Blitz for PHP

By Deane Barker on August 14, 2007

l love Smarty, the PHP templating engine. It makes presentation development a lot simpler and more pleasant.

However, there’s always a guilt factor involved, because whenever you introduce an abstraction, you introduce processing overhead. Smarty is written in pure PHP, so there’s extra processing post-parse, which will always slow things down.

Enter Blitz. It’s a PHP templating library written in C and distributed as a compiled PHP extension. As such, it’s awfully fast. The official page has a bunch of benchmarks, but this article subjects Blitz to some real-world tests and compares it to Smarty and native PHP file includes. The results:

Blitz won two of the three tests and came in a close second in the last [to native PHP]. Of course, one could argue that PHP “won” the first test since there was no need to be tested on instantiation.

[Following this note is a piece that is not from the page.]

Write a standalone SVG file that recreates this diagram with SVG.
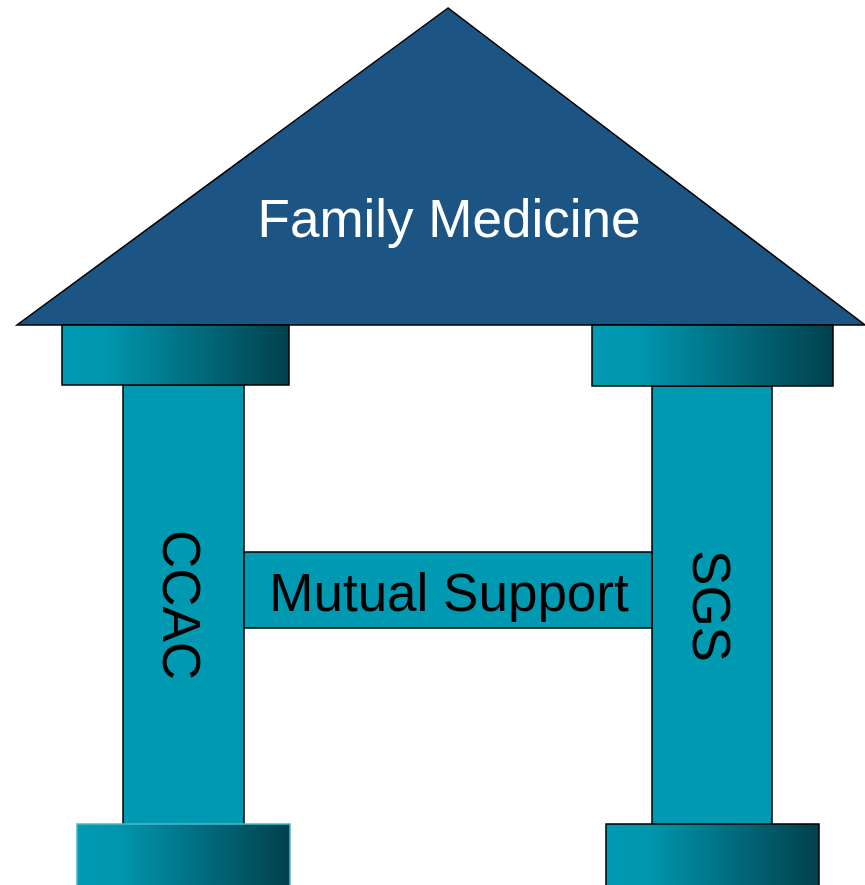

Considering the short amount of time Blitz has been under active development, its sheer speed is rather amazing.

I’ll admit that it’s impressive. A complex template requiring 10,000 iterations of something was generated by Blitz in .07 seconds. In all the tests, Smarty came in between 30% and 50% slower than Blitz. In fact, Blitz was awfully close to native PHP in most cases.

Now, to be fair, let’s note a couple things:

  1. Smarty is much more mature. There’s a stronger feature set and a lot more support available.

  2. For most applications, we’re splitting hairs. I know I said “30% and 50% slower,” but in reality, this is the different between .0001 seconds and .006 seconds for a simple template. Let’s be honest: I don’t think I’ve written an app where 59 ten-thousands of a second was going to change much. However, I know these apps exist, so there’s certainly a place for this.

Of course, the “extra processing” argument against Smarty has been raised before. Savant is a PHP templating engine that uses PHP as its actual language. Gosh, how quaint.



  1. Well speaking as a developer of the PHPulse framework, the world’s fastest (yes, no one has beaten our benchmarks yet), we try to look at every tiny aspect to squeeze every split second we can. The more of those split seconds you can squeeze, they all add up to seconds. In a benchmark of ‘ab -n10000 -c1000’ on a 1.4ghz machine, PHPulse can do 471 requests per seconds… on average.

    I’m strongly considering moving to Blitz so I can start getting this over 600 requests per second.

  2. I’m strongly considering moving to Blitz so I can start getting this over 600 requests per second.

    Make it optional. Blitz involves installing a compiled extension to your PHP install, which out of reach for most people on hosted accounts.

    You seem obsessed with your RPS number. Putting your framework out of reach for most people just to bump that number higher will do more harm than good.

  3. Not everyone should be striving for speed – but someone should, be it just to set the frame and demonstrate the consequences. So please, Owen and phpulse workers, continue the good work!